The photographer from Wrocław has attracted increasing attention. In 2015 he was awarded the Warto Prize and two years later he received the Griffin Art Space Prize. In 2016, he was invited to the European Eyes on Japan residency programme, as part of which he travelled to Japan. As he later admitted in an interview with the website Dolnośląskość.pl:
I didn’t understand some situations, not even particularly complicated courtly etiquette, just how to order udon in a local bar. The dominant emotion was alienation. I was also learning a new lens – it’s all interconnected and tangled; the senses you’re trying to capture and the everyday banal situations associated with the equipment you’re working with. I didn’t pretend to myself that I could make sense of it all, rather I drew strength from being excluded and how my brain and body were straining to grasp it all. I took a lot of photos, which I didn’t return to until a year later, preparing an album.
The result of the trip was a photo book, Subterranean River, featuring fragments of nature, still lifes and portraits, which won the author the Krzysiek Makowski Award in the Photographic Publication of the Year 2019 competition. The jury appreciated the work for its uncompromising approach, and its meticulousness and perfection to the smallest detail, adding that the formal diversity adopted by the creator of the work combines into an interesting mosaic, which, to use a colloquialism, can most simply be summarised as: ‘classic but off-the-rails’.

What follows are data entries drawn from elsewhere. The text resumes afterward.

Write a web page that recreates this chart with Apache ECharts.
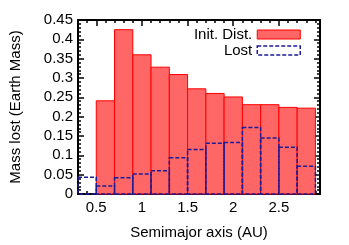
<!DOCTYPE html>
<html>
<head>
<meta charset="utf-8">
<script src="https://cdn.jsdelivr.net/npm/echarts@6/dist/echarts.min.js"></script>
<style>html,body{margin:0;padding:0;background:#fff}#c{width:349px;height:245px}</style>
</head>
<body>
<div id="c"></div>
<script>
var binStarts = [0.3, 0.5, 0.7, 0.9, 1.1, 1.3, 1.5, 1.7, 1.9, 2.1, 2.3, 2.5, 2.7];
var binWidth = 0.2;
var initDist = [0, 0.241, 0.425, 0.360, 0.328, 0.309, 0.272, 0.260, 0.251, 0.231, 0.231, 0.224, 0.222];
var lost = [0.043, 0.021, 0.042, 0.052, 0.060, 0.094, 0.115, 0.131, 0.133, 0.172, 0.145, 0.121, 0.072];
var xTickLabels = [0.5, 1, 1.5, 2, 2.5];

function toData(vals) {
  return binStarts.map(function (s, i) { return [s, +(s + binWidth).toFixed(2), vals[i]]; });
}
var FONT = 'Liberation Sans, Arial, Helvetica, sans-serif';
var RED_FILL = '#ff6666', RED_LINE = '#ff0000', BLUE = '#1c1c96';

function makeRender(kind) {
  return function (params, api) {
    var y = api.value(2);
    if (!y) return null;
    var p0 = api.coord([api.value(0), y]);
    var p1 = api.coord([api.value(1), 0]);
    var style = kind === 'red'
      ? { fill: RED_FILL, stroke: RED_LINE, lineWidth: 1 }
      : { fill: 'none', stroke: BLUE, lineWidth: 1.5, lineDash: [4, 2] };
    return { type: 'rect', shape: { x: p0[0], y: p0[1], width: p1[0] - p0[0], height: p1[1] - p0[1] }, style: style };
  };
}

var chart = echarts.init(document.getElementById('c'), null, { renderer: 'canvas' });
var lineStyle = { color: '#000', width: 2 };
var xBase = { type: 'value', min: 0.3, max: 2.95, splitLine: { show: false } };
chart.setOption({
  animation: false,
  textStyle: { fontFamily: FONT },
  grid: { left: 70, right: 29, top: 20, bottom: 38 },
  legend: {
    orient: 'vertical', right: 43, top: 22, align: 'right',
    itemWidth: 43, itemHeight: 9, itemGap: 1,
    textStyle: { fontSize: 15, color: '#000', fontFamily: FONT, lineHeight: 15 },
    data: [
      { name: 'Init. Dist.', icon: 'rect', itemStyle: { color: RED_FILL, borderColor: RED_LINE, borderWidth: 1 } },
      { name: 'Lost', icon: 'rect', itemStyle: { color: '#fff', borderColor: BLUE, borderWidth: 1.5, borderType: [4, 2] } }
    ]
  },
  xAxis: [
    Object.assign({}, xBase, {
      position: 'bottom', name: 'Semimajor axis (AU)', nameLocation: 'middle', nameGap: 31,
      nameTextStyle: { fontSize: 15, color: '#000', fontFamily: FONT },
      axisLine: { show: true, lineStyle: lineStyle },
      axisTick: { show: true, inside: true, length: 6, customValues: xTickLabels, lineStyle: { color: '#000', width: 1.5 } },
      axisLabel: { show: true, customValues: xTickLabels, fontSize: 15, color: '#000', margin: 6, fontFamily: FONT }
    }),
    Object.assign({}, xBase, {
      position: 'bottom', interval: 0.1,
      axisLine: { show: false }, axisLabel: { show: false },
      axisTick: { show: true, inside: true, length: 3, lineStyle: { color: '#000', width: 1.5 } }
    }),
    Object.assign({}, xBase, {
      position: 'top',
      axisLine: { show: true, lineStyle: lineStyle },
      axisTick: { show: true, inside: true, length: 6, customValues: xTickLabels, lineStyle: { color: '#000', width: 1.5 } },
      axisLabel: { show: false, customValues: xTickLabels }
    }),
    Object.assign({}, xBase, {
      position: 'top', interval: 0.1,
      axisLine: { show: false }, axisLabel: { show: false },
      axisTick: { show: true, inside: true, length: 3, lineStyle: { color: '#000', width: 1.5 } }
    })
  ],
  yAxis: [
    {
      type: 'value', position: 'left', min: 0, max: 0.45, interval: 0.05,
      name: 'Mass lost (Earth Mass)', nameLocation: 'middle', nameGap: 55,
      nameTextStyle: { fontSize: 15, color: '#000', fontFamily: FONT },
      splitLine: { show: false },
      axisLine: { show: true, lineStyle: lineStyle },
      axisTick: { show: true, inside: true, length: 6, lineStyle: { color: '#000', width: 1.5 } },
      minorTick: { show: true, splitNumber: 5, length: 3, lineStyle: { color: '#000', width: 1.5 } },
      axisLabel: { fontSize: 15, color: '#000', margin: 5, fontFamily: FONT }
    },
    {
      type: 'value', position: 'right', min: 0, max: 0.45, interval: 0.05,
      splitLine: { show: false },
      axisLine: { show: true, lineStyle: lineStyle },
      axisTick: { show: true, inside: true, length: 6, lineStyle: { color: '#000', width: 1.5 } },
      minorTick: { show: true, splitNumber: 5, length: 3, lineStyle: { color: '#000', width: 1.5 } },
      axisLabel: { show: false }
    }
  ],
  series: [
    {
      name: 'Init. Dist.', type: 'custom', xAxisIndex: 0, yAxisIndex: 0,
      itemStyle: { color: RED_FILL },
      renderItem: makeRender('red'), encode: { x: [0, 1], y: 2 }, data: toData(initDist)
    },
    {
      name: 'Lost', type: 'custom', xAxisIndex: 0, yAxisIndex: 0,
      itemStyle: { color: BLUE },
      renderItem: makeRender('blue'), encode: { x: [0, 1], y: 2 }, data: toData(lost)
    }
  ]
});
</script>
</body>
</html>
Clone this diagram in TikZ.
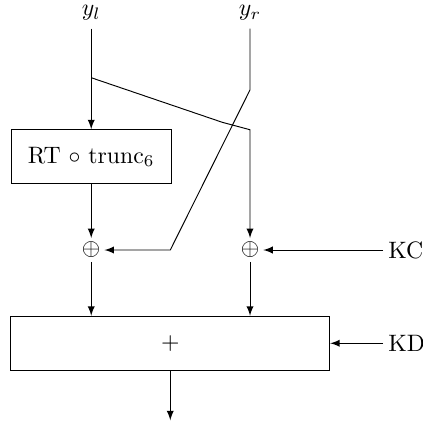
\documentclass[tikz,border=0pt]{standalone}
\usepackage{amsmath,amssymb}
\usetikzlibrary{arrows}

\begin{document}
\begin{tikzpicture}[>=latex]
\useasboundingbox (0,0) rectangle (6.25,-6.26);
\tikzset{opbox/.style={draw, inner sep=0pt, minimum height=0.8cm}}
\node (yl) at (1.35,-0.19) {$y_l$};
\node (yr) at (3.70,-0.19) {$y_r$};
\node[opbox, minimum width=2.37cm] (rt) at (1.35,-2.32) {RT $\circ$ trunc$_6$};
\node[inner sep=1.5pt] (xl) at (1.35,-3.70) {$\oplus$};
\node[inner sep=1.5pt] (xr) at (3.70,-3.70) {$\oplus$};
\node[anchor=west, inner sep=2pt] (kc) at (5.67,-3.70) {KC};
\node[opbox, minimum width=4.72cm] (sum) at (2.52,-5.08) {$+$};
\node[anchor=west, inner sep=2pt] (kd) at (5.67,-5.08) {KD};
\coordinate (br) at (1.35,-1.15);
\coordinate (b1) at (3.29,-1.81);
\coordinate (b2) at (3.70,-1.92);
\coordinate (r1) at (3.70,-1.33);
\coordinate (r2) at (2.52,-3.70);
\coordinate (out) at (2.52,-6.22);
\draw[->] (yl) to (rt);
\draw[->] (br) -- (b1) -- (b2) -- (xr);
\draw[->] (yr) -- (r1) -- (r2) -- (xl);
\draw[->] (rt) to (xl);
\draw[->] (kc) to (xr);
\draw[->] (xl) to (xl |- sum.north);
\draw[->] (xr) to (xr |- sum.north);
\draw[->] (kd) to (sum);
\draw[->] (sum) to (out);
\end{tikzpicture}
\end{document}
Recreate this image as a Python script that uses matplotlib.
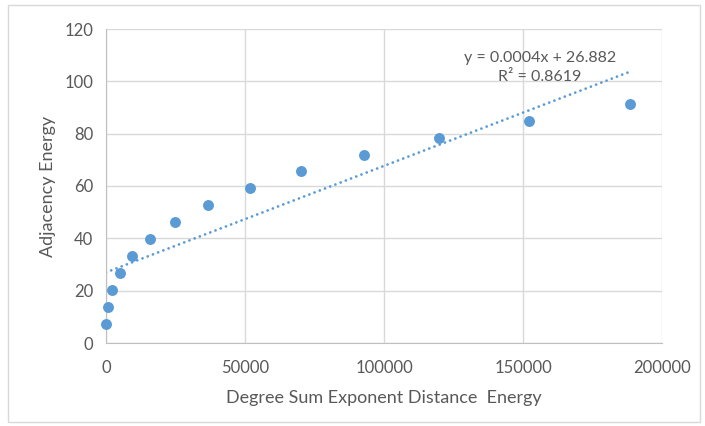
import matplotlib
matplotlib.use("Agg")
import matplotlib.pyplot as plt
import numpy as np
from matplotlib.patches import Rectangle

x_vals = [0, 700, 2200, 5000, 9400, 15800, 24800, 36700, 51800, 70100, 92800, 119800, 152000, 188500]
y_vals = [7.3, 13.8, 20.3, 26.8, 33.2, 39.7, 46.2, 52.7, 59.2, 65.7, 71.8, 78.3, 84.8, 91.3]
x_ticks = [0, 50000, 100000, 150000, 200000]
y_ticks = [0, 20, 40, 60, 80, 100, 120]
eq_text = "y = 0.0004x + 26.882\nR² = 0.8619"
x_label = "Degree Sum Exponent Distance  Energy"
y_label = "Adjacency Energy"

plt.rcParams['font.family'] = ['Lato', 'DejaVu Sans']
gray = '#595959'
blue = '#5B9BD5'

fig = plt.figure(figsize=(7.05, 4.26), dpi=100)
fig.patches.append(Rectangle((8/705, 4/426), 692/705, 417/426, transform=fig.transFigure,
                             fill=False, edgecolor='#D9D9D9', linewidth=1))
ax = fig.add_axes([106/705, 1-343/426, (662-106)/705, (343-29)/426])

xs = np.array(x_vals, dtype=float)
ys = np.array(y_vals, dtype=float)
m, b = np.polyfit(xs, ys, 1)
xl = np.array([0, xs.max()])
ax.plot(xl, m*xl + b, color=blue, linestyle=(0, (0.01, 2.0)), linewidth=2.0,
        dash_capstyle='round', zorder=2)
ax.scatter(xs, ys, s=62, color=blue, zorder=3, linewidths=0, clip_on=False)

ax.set_xlim(0, 200000)
ax.set_ylim(0, 120)
ax.set_xticks(x_ticks)
ax.set_yticks(y_ticks)
ax.grid(True, color='#D9D9D9', linewidth=1)
ax.set_axisbelow(True)
for s in ['top', 'right']:
    ax.spines[s].set_visible(False)
ax.spines['left'].set_color('#BFBFBF')
ax.spines['bottom'].set_color('#BFBFBF')
ax.tick_params(length=0, labelsize=12, colors=gray)
ax.tick_params(axis='x', pad=12)
ax.tick_params(axis='y', pad=9)
ax.set_xlabel(x_label, fontsize=13, color=gray, labelpad=10)
ax.set_ylabel(y_label, fontsize=13, color=gray, labelpad=6)
ax.text(0.78, 0.93, eq_text, transform=ax.transAxes, ha='center', va='top',
        fontsize=11.5, color=gray, linespacing=1.45, multialignment='center')

fig.savefig("out.png", dpi=100)
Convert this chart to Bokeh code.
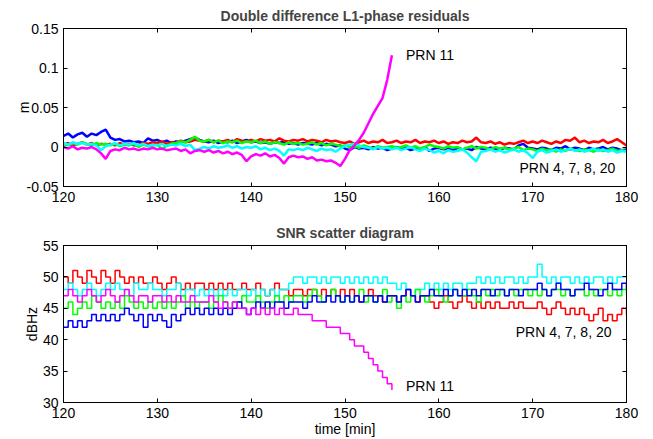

In 2024, on the basis of the Wrocław photographic gallery Miejsce przy Miejscu 14, the publishing house Sun Archive Books (Archiwum Słońca) was established, which Rusznica runs as curator, editor and producer. He also uses his combined expertise in other venues. The exhibition Oczy Moje Zwodzą Pszczoły (My Eyes Are Deceived by the Bees), curated by the artist together with Kamila Bondar, ran from March until the end of August 2025. It was the first cross-sectional exhibition of Polish photography at Warsaw’s Ujazdowski Castle Centre for Contemporary Arts in many years, including works by 46 female artists. On the Vogue magazine website, Rusznica explained: ‘We do not intend to identify a new canon. We are interested in an overview. We live in an age of such excess and abundance of photographic images that nothing else would make sense.’